(What is asked) Would you repeat the listing exactly but omit every picture?

○ ○ ○ ○

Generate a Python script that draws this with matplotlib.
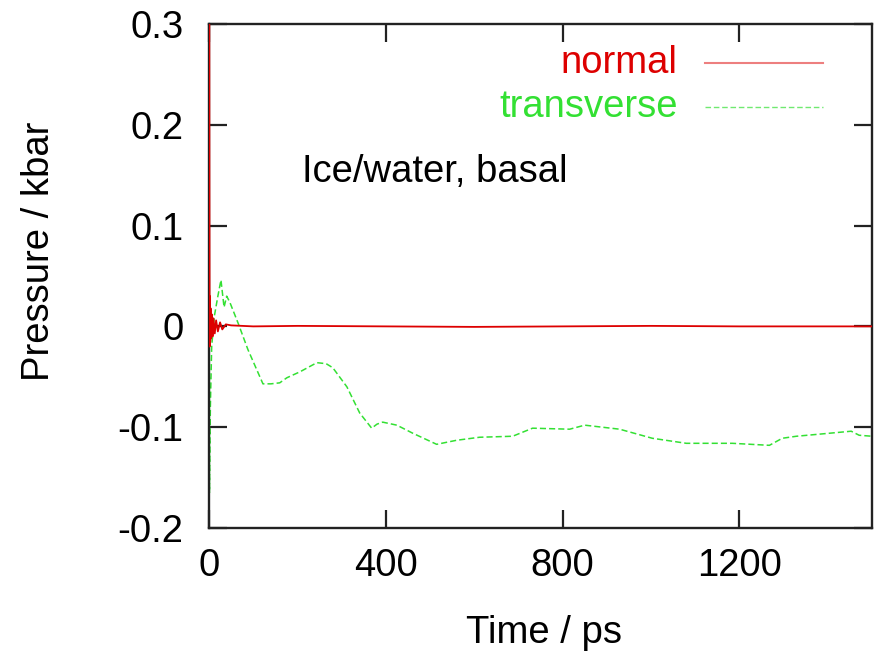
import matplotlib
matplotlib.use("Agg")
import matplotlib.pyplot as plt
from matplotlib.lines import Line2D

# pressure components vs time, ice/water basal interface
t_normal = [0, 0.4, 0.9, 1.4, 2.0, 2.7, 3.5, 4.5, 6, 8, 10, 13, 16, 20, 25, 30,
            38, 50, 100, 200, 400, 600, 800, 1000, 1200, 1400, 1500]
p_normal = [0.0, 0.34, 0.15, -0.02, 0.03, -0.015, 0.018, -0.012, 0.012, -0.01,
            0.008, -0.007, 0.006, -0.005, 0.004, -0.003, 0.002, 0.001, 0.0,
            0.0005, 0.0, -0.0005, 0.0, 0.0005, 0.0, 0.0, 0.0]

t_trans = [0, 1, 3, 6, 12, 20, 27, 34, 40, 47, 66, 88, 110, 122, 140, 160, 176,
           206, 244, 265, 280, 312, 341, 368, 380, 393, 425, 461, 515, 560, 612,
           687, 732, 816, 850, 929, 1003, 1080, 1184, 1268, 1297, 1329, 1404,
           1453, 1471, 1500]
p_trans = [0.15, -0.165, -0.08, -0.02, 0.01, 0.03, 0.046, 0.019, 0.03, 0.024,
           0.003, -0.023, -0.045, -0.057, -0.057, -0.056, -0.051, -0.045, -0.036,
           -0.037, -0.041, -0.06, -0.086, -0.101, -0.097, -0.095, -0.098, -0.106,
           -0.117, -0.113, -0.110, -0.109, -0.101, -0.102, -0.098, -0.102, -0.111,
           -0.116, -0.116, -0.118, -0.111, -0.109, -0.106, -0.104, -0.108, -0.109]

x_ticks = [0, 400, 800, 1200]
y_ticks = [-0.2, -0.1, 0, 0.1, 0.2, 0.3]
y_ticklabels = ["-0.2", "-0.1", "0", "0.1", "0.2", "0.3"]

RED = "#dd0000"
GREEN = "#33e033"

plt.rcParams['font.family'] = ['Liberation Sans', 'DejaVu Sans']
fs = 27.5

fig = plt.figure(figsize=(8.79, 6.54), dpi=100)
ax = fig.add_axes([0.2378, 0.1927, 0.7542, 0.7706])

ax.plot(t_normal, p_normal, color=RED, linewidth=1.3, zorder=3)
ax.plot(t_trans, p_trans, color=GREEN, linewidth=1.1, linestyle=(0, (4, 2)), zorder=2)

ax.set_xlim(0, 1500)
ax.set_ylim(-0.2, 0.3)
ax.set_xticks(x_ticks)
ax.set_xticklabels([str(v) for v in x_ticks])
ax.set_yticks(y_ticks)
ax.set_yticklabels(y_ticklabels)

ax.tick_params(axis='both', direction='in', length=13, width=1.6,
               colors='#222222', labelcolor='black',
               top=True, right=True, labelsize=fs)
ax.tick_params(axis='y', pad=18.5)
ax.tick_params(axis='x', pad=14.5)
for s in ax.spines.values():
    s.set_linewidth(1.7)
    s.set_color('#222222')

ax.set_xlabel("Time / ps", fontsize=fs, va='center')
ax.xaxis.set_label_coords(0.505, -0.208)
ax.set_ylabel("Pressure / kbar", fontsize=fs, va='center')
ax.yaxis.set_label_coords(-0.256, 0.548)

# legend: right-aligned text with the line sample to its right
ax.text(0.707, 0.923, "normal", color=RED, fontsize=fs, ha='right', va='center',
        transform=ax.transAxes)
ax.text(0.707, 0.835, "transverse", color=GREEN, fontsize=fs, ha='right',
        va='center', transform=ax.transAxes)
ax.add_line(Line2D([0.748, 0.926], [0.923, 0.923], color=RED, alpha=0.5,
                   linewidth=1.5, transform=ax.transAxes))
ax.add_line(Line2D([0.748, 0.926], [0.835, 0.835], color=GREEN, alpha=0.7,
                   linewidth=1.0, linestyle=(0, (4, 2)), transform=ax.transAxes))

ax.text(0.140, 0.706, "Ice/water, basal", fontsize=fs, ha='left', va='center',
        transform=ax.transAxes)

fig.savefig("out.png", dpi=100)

○ ○ ○ ○

(Response to the task)
Generate a Python script that draws this with matplotlib.
import matplotlib
matplotlib.use("Agg")
import matplotlib.pyplot as plt
from matplotlib.lines import Line2D

# pressure components vs time, ice/water basal interface
t_normal = [0, 0.4, 0.9, 1.4, 2.0, 2.7, 3.5, 4.5, 6, 8, 10, 13, 16, 20, 25, 30,
            38, 50, 100, 200, 400, 600, 800, 1000, 1200, 1400, 1500]
p_normal = [0.0, 0.34, 0.15, -0.02, 0.03, -0.015, 0.018, -0.012, 0.012, -0.01,
            0.008, -0.007, 0.006, -0.005, 0.004, -0.003, 0.002, 0.001, 0.0,
            0.0005, 0.0, -0.0005, 0.0, 0.0005, 0.0, 0.0, 0.0]

t_trans = [0, 1, 3, 6, 12, 20, 27, 34, 40, 47, 66, 88, 110, 122, 140, 160, 176,
           206, 244, 265, 280, 312, 341, 368, 380, 393, 425, 461, 515, 560, 612,
           687, 732, 816, 850, 929, 1003, 1080, 1184, 1268, 1297, 1329, 1404,
           1453, 1471, 1500]
p_trans = [0.15, -0.165, -0.08, -0.02, 0.01, 0.03, 0.046, 0.019, 0.03, 0.024,
           0.003, -0.023, -0.045, -0.057, -0.057, -0.056, -0.051, -0.045, -0.036,
           -0.037, -0.041, -0.06, -0.086, -0.101, -0.097, -0.095, -0.098, -0.106,
           -0.117, -0.113, -0.110, -0.109, -0.101, -0.102, -0.098, -0.102, -0.111,
           -0.116, -0.116, -0.118, -0.111, -0.109, -0.106, -0.104, -0.108, -0.109]

x_ticks = [0, 400, 800, 1200]
y_ticks = [-0.2, -0.1, 0, 0.1, 0.2, 0.3]
y_ticklabels = ["-0.2", "-0.1", "0", "0.1", "0.2", "0.3"]

RED = "#dd0000"
GREEN = "#33e033"

plt.rcParams['font.family'] = ['Liberation Sans', 'DejaVu Sans']
fs = 27.5

fig = plt.figure(figsize=(8.79, 6.54), dpi=100)
ax = fig.add_axes([0.2378, 0.1927, 0.7542, 0.7706])

ax.plot(t_normal, p_normal, color=RED, linewidth=1.3, zorder=3)
ax.plot(t_trans, p_trans, color=GREEN, linewidth=1.1, linestyle=(0, (4, 2)), zorder=2)

ax.set_xlim(0, 1500)
ax.set_ylim(-0.2, 0.3)
ax.set_xticks(x_ticks)
ax.set_xticklabels([str(v) for v in x_ticks])
ax.set_yticks(y_ticks)
ax.set_yticklabels(y_ticklabels)

ax.tick_params(axis='both', direction='in', length=13, width=1.6,
               colors='#222222', labelcolor='black',
               top=True, right=True, labelsize=fs)
ax.tick_params(axis='y', pad=18.5)
ax.tick_params(axis='x', pad=14.5)
for s in ax.spines.values():
    s.set_linewidth(1.7)
    s.set_color('#222222')

ax.set_xlabel("Time / ps", fontsize=fs, va='center')
ax.xaxis.set_label_coords(0.505, -0.208)
ax.set_ylabel("Pressure / kbar", fontsize=fs, va='center')
ax.yaxis.set_label_coords(-0.256, 0.548)

# legend: right-aligned text with the line sample to its right
ax.text(0.707, 0.923, "normal", color=RED, fontsize=fs, ha='right', va='center',
        transform=ax.transAxes)
ax.text(0.707, 0.835, "transverse", color=GREEN, fontsize=fs, ha='right',
        va='center', transform=ax.transAxes)
ax.add_line(Line2D([0.748, 0.926], [0.923, 0.923], color=RED, alpha=0.5,
                   linewidth=1.5, transform=ax.transAxes))
ax.add_line(Line2D([0.748, 0.926], [0.835, 0.835], color=GREEN, alpha=0.7,
                   linewidth=1.0, linestyle=(0, (4, 2)), transform=ax.transAxes))

ax.text(0.140, 0.706, "Ice/water, basal", fontsize=fs, ha='left', va='center',
        transform=ax.transAxes)

fig.savefig("out.png", dpi=100)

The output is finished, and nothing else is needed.